Head: Brian Helgeland. Probably a consolation category for “Mystic River,” which has one of the most disreputable murder plots ever contrived.

Christian Toto

Best picture:

Heart: “The Lord of the Rings: The Return of the King.” Shooting three films in a row paid off as well as the most ardent Tolkien fan could have hoped.

Head: “The Lord of the Rings: The Return of the King.” If the above isn’t recognized, it will be a stain on Oscar history.

Best director:

Heart: Sofia Coppola. The young Coppola escapes Daddy’s shadow with an elegant ode to friendship.

Head: Peter Jackson. Helming the “LOTR” trilogy has earned Mr. Jackson the respect of his peers.

Best actor:

Heart: Bill Murray. His thoughtful “Lost in Translation” performance caps his maturation from “Saturday Night Live” funnyman to insightful leading man.

Head: Sean Penn. He’s due, and Hollywood knows it. He turned in stunning work in both “Mystic River” and “21 Grams.”

Best actress:

Heart: Diane Keaton.

The 50-something actress is sexy, smart and unpredictable in the wry “Something’s Gotta Give,” which crumbles in the final act through no fault of her own.

Head: Charlize Theron. Oscar loves transformations, and what presto-chango routine was more impressive than Miss Theron’s unrecognizable role in “Monster” as an ugly, blotchy-faced serial killer?

Best supporting actor:

Heart: Alec Baldwin. Yet another terrific supporting turn (“The Cooler”) by a former leading man who shifted gears midcareer to embrace character roles.

Head: Tim Robbins. Mr. Robbins’ haunted face is the troubled soul of the dark “Mystic River.”

Best supporting actress:

Heart: Renee Zellweger. The actress has played a pudgy Briton, a dancing girl from “Chicago” and now a feisty Southerner in “Cold Mountain.” That range deserves recognition.

Head: Renee Zellweger. For all the reasons above, plus the Academy can show the expertly crafted “Mountain” some love.

Best original screenplay:

Heart: Andrew Stanton, Bob Peterson and David Reynolds. In a weaker year for films, their “Finding Nemo” earns Best Picture consideration.

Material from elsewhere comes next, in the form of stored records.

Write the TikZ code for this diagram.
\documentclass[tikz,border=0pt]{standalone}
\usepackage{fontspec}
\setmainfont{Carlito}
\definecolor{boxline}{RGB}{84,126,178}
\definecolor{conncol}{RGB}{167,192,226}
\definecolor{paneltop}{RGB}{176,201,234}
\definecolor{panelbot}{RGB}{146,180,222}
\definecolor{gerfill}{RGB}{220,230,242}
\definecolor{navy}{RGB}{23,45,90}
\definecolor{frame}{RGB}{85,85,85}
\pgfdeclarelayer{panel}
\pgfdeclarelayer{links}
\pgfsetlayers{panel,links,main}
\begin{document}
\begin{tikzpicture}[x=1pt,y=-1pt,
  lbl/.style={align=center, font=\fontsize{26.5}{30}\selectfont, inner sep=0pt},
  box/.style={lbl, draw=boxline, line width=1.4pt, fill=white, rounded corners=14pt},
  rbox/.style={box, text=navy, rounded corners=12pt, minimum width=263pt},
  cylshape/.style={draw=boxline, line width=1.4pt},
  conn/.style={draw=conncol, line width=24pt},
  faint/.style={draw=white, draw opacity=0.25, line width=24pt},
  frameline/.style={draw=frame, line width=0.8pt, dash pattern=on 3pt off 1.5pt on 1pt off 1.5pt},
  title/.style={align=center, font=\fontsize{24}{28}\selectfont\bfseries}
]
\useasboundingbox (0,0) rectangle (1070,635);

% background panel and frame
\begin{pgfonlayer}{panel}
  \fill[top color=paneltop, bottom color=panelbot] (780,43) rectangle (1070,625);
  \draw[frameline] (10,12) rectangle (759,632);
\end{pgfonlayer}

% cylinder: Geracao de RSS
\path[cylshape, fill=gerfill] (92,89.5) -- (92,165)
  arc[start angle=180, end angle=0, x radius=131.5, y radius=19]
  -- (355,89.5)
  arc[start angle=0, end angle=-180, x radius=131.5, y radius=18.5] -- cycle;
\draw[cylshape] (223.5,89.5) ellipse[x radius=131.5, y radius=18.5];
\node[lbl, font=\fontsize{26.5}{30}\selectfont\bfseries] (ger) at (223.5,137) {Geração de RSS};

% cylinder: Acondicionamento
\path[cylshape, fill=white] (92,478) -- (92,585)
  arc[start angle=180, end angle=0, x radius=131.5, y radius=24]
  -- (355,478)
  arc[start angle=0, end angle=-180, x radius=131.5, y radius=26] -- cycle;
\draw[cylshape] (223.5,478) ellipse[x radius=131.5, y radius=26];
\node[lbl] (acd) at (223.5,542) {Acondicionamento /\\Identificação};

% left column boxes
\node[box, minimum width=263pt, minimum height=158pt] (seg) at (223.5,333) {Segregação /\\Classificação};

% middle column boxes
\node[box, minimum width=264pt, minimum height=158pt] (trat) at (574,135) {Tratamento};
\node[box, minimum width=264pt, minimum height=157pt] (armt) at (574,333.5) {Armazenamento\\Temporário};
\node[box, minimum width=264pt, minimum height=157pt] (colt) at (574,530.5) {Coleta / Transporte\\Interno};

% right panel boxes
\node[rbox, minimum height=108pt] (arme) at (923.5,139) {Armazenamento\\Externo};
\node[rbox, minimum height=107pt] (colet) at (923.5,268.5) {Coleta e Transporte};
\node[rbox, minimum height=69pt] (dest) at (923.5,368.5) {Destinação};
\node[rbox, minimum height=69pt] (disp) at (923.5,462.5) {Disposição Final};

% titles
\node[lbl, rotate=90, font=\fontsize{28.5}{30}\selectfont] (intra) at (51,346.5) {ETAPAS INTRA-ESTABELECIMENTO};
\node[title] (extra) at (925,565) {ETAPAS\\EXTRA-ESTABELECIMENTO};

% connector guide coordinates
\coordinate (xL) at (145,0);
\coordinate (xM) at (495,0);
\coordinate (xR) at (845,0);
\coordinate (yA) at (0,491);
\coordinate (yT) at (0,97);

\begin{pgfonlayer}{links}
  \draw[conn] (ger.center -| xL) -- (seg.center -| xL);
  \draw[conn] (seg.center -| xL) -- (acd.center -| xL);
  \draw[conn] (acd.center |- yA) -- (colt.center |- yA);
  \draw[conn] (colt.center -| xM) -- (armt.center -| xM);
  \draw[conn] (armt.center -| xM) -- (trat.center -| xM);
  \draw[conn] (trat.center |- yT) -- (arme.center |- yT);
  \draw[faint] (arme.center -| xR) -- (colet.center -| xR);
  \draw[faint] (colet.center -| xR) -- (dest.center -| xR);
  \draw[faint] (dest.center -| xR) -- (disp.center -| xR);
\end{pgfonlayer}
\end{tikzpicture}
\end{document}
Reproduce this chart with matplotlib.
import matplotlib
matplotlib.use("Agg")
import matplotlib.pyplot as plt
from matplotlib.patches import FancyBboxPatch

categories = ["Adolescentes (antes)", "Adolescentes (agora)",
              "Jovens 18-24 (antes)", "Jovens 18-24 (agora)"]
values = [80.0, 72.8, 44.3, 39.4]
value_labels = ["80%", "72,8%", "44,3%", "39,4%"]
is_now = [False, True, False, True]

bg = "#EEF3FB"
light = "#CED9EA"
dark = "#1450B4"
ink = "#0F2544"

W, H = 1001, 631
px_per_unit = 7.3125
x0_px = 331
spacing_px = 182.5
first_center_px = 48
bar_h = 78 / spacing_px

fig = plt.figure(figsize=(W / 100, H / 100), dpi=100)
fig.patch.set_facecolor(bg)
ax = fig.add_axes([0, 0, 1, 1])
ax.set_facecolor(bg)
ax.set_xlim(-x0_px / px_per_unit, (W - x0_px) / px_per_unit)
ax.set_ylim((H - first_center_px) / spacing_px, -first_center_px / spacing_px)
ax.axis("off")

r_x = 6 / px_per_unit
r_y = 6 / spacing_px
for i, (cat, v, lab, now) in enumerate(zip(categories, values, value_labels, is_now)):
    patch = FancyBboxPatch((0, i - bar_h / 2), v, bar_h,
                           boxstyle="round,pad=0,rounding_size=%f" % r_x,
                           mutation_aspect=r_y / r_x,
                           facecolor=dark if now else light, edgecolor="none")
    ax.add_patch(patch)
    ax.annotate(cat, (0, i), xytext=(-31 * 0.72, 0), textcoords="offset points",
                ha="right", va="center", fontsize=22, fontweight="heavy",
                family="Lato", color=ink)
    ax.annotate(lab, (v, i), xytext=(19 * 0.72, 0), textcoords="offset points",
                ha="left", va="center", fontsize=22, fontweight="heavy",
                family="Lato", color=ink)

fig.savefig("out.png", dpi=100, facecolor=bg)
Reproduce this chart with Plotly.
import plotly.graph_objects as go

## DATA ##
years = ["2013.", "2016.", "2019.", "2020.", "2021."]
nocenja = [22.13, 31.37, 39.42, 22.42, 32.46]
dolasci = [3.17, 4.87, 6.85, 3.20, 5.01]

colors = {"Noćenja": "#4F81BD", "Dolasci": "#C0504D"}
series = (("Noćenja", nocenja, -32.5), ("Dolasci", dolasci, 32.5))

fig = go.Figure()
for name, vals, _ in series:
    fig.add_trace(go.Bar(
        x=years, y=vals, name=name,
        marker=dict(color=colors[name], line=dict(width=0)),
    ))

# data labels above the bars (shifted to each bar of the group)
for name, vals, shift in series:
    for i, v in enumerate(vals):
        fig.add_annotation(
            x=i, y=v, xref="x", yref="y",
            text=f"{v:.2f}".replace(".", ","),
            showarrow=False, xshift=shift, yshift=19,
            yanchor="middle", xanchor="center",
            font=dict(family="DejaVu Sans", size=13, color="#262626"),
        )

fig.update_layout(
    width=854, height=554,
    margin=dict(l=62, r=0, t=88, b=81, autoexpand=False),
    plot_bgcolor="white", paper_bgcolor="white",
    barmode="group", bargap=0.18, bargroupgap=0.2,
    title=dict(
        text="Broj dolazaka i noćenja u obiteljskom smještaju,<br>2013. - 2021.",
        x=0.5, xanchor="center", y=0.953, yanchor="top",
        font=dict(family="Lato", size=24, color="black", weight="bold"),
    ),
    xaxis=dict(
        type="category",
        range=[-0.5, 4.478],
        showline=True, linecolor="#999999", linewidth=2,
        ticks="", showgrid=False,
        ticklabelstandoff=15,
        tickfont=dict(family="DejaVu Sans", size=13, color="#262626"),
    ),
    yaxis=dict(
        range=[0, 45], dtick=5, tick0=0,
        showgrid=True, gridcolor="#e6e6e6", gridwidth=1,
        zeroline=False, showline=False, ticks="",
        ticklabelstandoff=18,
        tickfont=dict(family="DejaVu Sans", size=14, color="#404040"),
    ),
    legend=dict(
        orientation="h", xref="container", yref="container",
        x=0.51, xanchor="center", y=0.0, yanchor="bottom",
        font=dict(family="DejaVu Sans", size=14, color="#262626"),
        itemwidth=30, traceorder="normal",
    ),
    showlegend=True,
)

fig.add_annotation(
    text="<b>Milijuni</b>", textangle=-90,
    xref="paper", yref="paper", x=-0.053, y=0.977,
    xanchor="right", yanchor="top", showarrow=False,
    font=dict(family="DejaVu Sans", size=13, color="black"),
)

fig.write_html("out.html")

Head: Sofia Coppola, “Lost in Translation.” Miss Coppola’s penance for her acting performance in “The Godfather: Part III” is complete.

Best adapted screenplay:

Heart: Robert Pulcini and Shari Springer Berman, “American Splendor.” It’s cinematic magic that the duo’s script makes us care for this nebbishy file clerk.

Head: Brian Helgeland, “Mystic River.” The film’s rich visuals are matched by its penetrating, though occasionally overwrought, dialogue.

Scott Galupo

Best picture:

Heart: “The Lord of the Rings: The Return of the King”

Head: “The Lord of the Rings: The Return of the King”

The year’s best and, even more important, the trilogy’s best.

Best director:

Heart: Peter Jackson

Head: Peter Jackson

Just hurry up and do this; it’s probably his last chance.

Best actor:

Heart: Bill Murray

Head: Sean Penn

The Academy’s always a sucker for flamboyant emotionalism.

Best actress:

Heart: Samantha Morton

Head: Charlize Theron

Little demon says, “Anyone but Diane Keaton here, please.”

Best supporting actor:

Heart: Alec Baldwin

Head: Tim Robbins

Maybe they can both move to France and share.

Best supporting actress:

Heart: Holly Hunter

Head: Renee Zellweger

Holly could’ve played “Cold Mountain’s” Ruby in her sleep.

Best original screenplay:

Heart: Jim, Naomi and Kirsten Sheridan, “In America”

Head: Sofia Coppola, “Lost in Translation”

I’ll take New York over Tokyo every day of the week.

Best adapted screenplay:

Heart: Brian Helgeland, “Mystic River”

Head: Brian Helgeland, “Mystic River”

In the year of our “Lord,” “River” will need a few charity trophies.